Although this puzzle is relatively straightforward, I think that the answer is quite interesting. It seems counter-intuitive that the solution would involve keeping such a huge share of the money for yourself, but that is what the logical argument tells us, given the assumptions about the pirates that were stated in the question.
In real life, as you might expect, people’s behaviour tends not to reflect that of these pirates. Firstly, people tend to offer more equitable divisions even when this reduces their own gains (as observed in the Dictator Game) and, secondly, people tend to reject splits that they do not perceive to be fair, even if doing so will result in a worse outcome for themselves (as observed in the Ultimatum Game).

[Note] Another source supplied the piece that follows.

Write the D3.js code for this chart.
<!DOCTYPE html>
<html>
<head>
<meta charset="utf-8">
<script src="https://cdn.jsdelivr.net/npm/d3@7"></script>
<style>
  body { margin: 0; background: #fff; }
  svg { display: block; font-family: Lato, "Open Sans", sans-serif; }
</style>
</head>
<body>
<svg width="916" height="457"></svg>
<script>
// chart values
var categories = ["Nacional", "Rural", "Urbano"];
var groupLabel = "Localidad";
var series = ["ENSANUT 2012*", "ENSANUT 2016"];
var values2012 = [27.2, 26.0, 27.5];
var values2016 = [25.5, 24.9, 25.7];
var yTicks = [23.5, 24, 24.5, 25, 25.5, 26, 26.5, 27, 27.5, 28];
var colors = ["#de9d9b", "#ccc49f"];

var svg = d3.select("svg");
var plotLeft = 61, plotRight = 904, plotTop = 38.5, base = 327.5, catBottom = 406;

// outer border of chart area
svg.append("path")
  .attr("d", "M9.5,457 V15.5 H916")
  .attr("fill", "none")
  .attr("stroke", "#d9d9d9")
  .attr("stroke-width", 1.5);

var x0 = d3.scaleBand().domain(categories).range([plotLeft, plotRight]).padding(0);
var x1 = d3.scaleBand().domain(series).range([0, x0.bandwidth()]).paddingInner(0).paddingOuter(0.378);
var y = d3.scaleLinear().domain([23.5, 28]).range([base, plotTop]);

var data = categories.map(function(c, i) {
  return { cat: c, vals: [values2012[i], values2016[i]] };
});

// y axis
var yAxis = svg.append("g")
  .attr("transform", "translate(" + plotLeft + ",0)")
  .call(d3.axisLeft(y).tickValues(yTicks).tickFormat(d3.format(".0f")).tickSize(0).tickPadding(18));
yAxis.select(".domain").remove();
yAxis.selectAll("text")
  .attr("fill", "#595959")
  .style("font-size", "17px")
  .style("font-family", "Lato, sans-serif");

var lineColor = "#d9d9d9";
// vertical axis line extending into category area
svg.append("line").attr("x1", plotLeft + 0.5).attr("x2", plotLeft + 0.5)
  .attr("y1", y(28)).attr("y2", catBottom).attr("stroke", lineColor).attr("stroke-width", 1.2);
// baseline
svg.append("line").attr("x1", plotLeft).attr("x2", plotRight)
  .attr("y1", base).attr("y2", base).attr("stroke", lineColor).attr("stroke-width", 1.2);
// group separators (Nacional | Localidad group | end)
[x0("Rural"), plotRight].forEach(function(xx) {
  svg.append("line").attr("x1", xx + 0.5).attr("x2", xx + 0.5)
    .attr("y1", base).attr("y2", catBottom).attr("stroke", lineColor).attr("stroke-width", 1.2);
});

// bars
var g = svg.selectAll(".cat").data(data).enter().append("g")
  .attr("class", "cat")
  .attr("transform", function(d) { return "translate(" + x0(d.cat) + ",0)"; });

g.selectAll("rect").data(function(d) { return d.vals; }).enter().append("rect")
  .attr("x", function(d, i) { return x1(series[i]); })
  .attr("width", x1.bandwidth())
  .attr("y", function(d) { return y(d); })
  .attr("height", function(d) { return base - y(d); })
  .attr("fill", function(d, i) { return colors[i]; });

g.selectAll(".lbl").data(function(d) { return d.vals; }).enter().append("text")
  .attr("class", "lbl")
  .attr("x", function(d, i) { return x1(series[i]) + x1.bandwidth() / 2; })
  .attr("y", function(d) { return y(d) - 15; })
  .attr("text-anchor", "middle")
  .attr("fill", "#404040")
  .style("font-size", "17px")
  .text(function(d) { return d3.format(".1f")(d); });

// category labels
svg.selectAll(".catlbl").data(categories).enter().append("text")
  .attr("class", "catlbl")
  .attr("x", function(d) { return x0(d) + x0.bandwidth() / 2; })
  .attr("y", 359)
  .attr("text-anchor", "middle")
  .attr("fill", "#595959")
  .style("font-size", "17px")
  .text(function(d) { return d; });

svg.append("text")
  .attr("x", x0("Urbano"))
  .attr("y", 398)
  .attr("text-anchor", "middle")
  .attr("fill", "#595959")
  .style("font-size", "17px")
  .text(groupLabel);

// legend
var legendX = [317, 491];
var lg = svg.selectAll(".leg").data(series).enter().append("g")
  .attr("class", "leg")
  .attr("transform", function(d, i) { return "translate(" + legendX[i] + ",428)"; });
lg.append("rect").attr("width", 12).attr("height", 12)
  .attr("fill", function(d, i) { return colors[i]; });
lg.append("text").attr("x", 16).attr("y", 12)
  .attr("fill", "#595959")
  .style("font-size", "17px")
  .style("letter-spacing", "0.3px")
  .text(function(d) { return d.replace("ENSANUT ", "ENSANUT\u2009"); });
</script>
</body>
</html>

To the best of my knowledge, however, no psychological studies exist in which one of the possible outcomes is being devoured by sharks, so there is insufficient evidence to draw firm conclusions over how people might react if genuinely forced to play the pirate division game.

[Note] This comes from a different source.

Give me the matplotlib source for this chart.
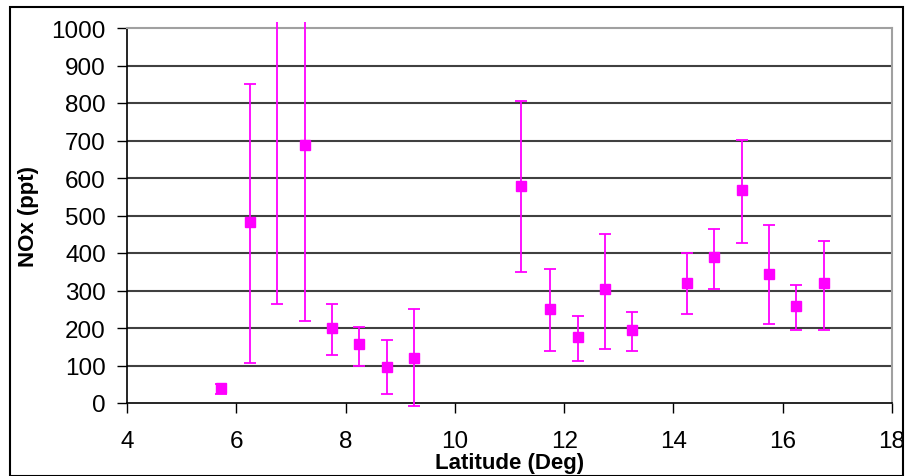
import matplotlib
matplotlib.use("Agg")
import matplotlib.pyplot as plt
from matplotlib.patches import Rectangle
from matplotlib.transforms import Bbox, TransformedBbox
import numpy as np

latitude = [5.72, 6.25, 6.75, 7.25, 7.75, 8.25, 8.75, 9.25, 11.21, 11.75,
            12.25, 12.75, 13.25, 14.25, 14.75, 15.25, 15.75, 16.25, 16.75]
nox = [40, 483, 1100, 688, 200, 157, 97, 120, 580, 250,
       177, 303, 194, 320, 390, 567, 345, 259, 320]
err_low = [25, 107, 265, 218, 127, 100, 25, -8, 350, 138,
           113, 143, 140, 238, 305, 428, 211, 196, 195]
err_high = [52, 850, 1400, 1400, 265, 203, 167, 252, 805, 357,
            232, 452, 242, 400, 465, 702, 475, 316, 432]

x_ticks = [4, 6, 8, 10, 12, 14, 16, 18]
y_ticks = [0, 100, 200, 300, 400, 500, 600, 700, 800, 900, 1000]

plt.rcParams['font.family'] = ['Liberation Sans', 'DejaVu Sans']

fig = plt.figure(figsize=(9.06, 4.77), dpi=100)
ax = fig.add_axes([127/906, 1 - 404/477, (892-127)/906, (404-29)/477])

nox_a = np.array(nox, dtype=float)
yerr = np.vstack([nox_a - np.array(err_low), np.array(err_high) - nox_a])
cont = ax.errorbar(latitude, nox, yerr=yerr, fmt='s', color='#ff00ff', ecolor='#ff00ff',
                   markersize=7, elinewidth=1.3, capsize=4.5, capthick=1.3, zorder=3)

ax.set_xlim(4, 18)
ax.set_ylim(0, 1000)

# let error bar lines extend slightly beyond the plot area, like the original
bb = TransformedBbox(Bbox([[0, -0.03], [1, 1.017]]), ax.transAxes)
for coll in cont.lines[2]:
    coll.set_clip_path(None)
    coll.set_clip_box(bb)
for cap in cont.lines[1]:
    cap.set_clip_path(None)
    cap.set_clip_box(TransformedBbox(Bbox([[0, -0.03], [1, 1.0]]), ax.transAxes))

ax.set_xticks(x_ticks)
ax.set_yticks(y_ticks)
ax.set_xticklabels([str(v) for v in x_ticks], fontsize=17.5)
ax.set_yticklabels([str(v) for v in y_ticks], fontsize=17.5)
ax.tick_params(axis='both', direction='out', length=7.2, width=1, color='black')
ax.tick_params(axis='x', pad=12.5)
ax.tick_params(axis='y', pad=8)

for v in y_ticks[1:-1]:
    ax.axhline(v, color='#404040', linewidth=1.5, zorder=1)

ax.spines['left'].set_color('black')
ax.spines['bottom'].set_color('black')
ax.spines['left'].set_linewidth(1.2)
ax.spines['bottom'].set_linewidth(1.2)
ax.spines['top'].set_color('#a0a0a0')
ax.spines['right'].set_color('#a0a0a0')
ax.spines['top'].set_linewidth(1.5)
ax.spines['right'].set_linewidth(1.5)

ax.set_xlabel('Latitude (Deg)', fontsize=16, fontweight='bold', labelpad=0)
ax.set_ylabel('NOx (ppt)', fontsize=16, fontweight='bold', labelpad=9)

fig.patches.append(Rectangle((10/906, 0), (903-10)/906, 1 - 8/477, transform=fig.transFigure,
                             fill=False, edgecolor='black', linewidth=1.5))

fig.savefig('out.png', dpi=100)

P.S. After writing this, I discovered that the puzzle is actually quite a well-known mathematical game, which even has its own Wikipedia page! Since I only had fairly hazy memories of it from a good fifteen years ago, I had vaguely assumed that it would be languishing in some forgotten book of logic puzzles from the 1970s, probably set in a different context, but no. It is in fact a firmly established part of the canon of recreational mathematics, pirates and all.
Ian Stewart published an article on the puzzle in 1999, with a lovely extension up to very large numbers of pirates, which is worth checking out. Incidentally, the date on this article matches quite well with my recollection of when I first heard about it, so it may well be than my school maths teacher got it from this very source.
However, there are differences between the version of the puzzle that I posed and those given by the sources above. In those other versions, pirates explicitly prefer not to be thrown overboard (which admittedly makes sense) and, more importantly, only a tie is required for a vote to be carried. These differences change the solutions considerably, though not the methods used to obtain them. I am pretty certain that I heard the puzzle in the way that I have stated it, so perhaps it wasn’t taken from the Stewart article after all.
A quick think about the solution to my formulation of the problem for large numbers of pirates suggests that ambiguity sets in as soon as you have at least seven. Working the logic through, you find that the most senior pirate of seven has two possible ways to guarantee the required number of votes: one of the fourth and sixth most senior pirates will be offered 2 gold pieces and the other will be offered nothing. At that point, you either have to impose a rule about how pirates should choose between their colleagues in such circumstances or you have to decide whether pirates prefer to have 1 guaranteed gold piece or 2 possible gold pieces. These decisions will then affect the optimal behaviour and the takings of even more senior pirates.
Bonus points to anyone who can be bothered to work through all these possible versions of the puzzle to find the solutions for arbitrarily many pirates in each case.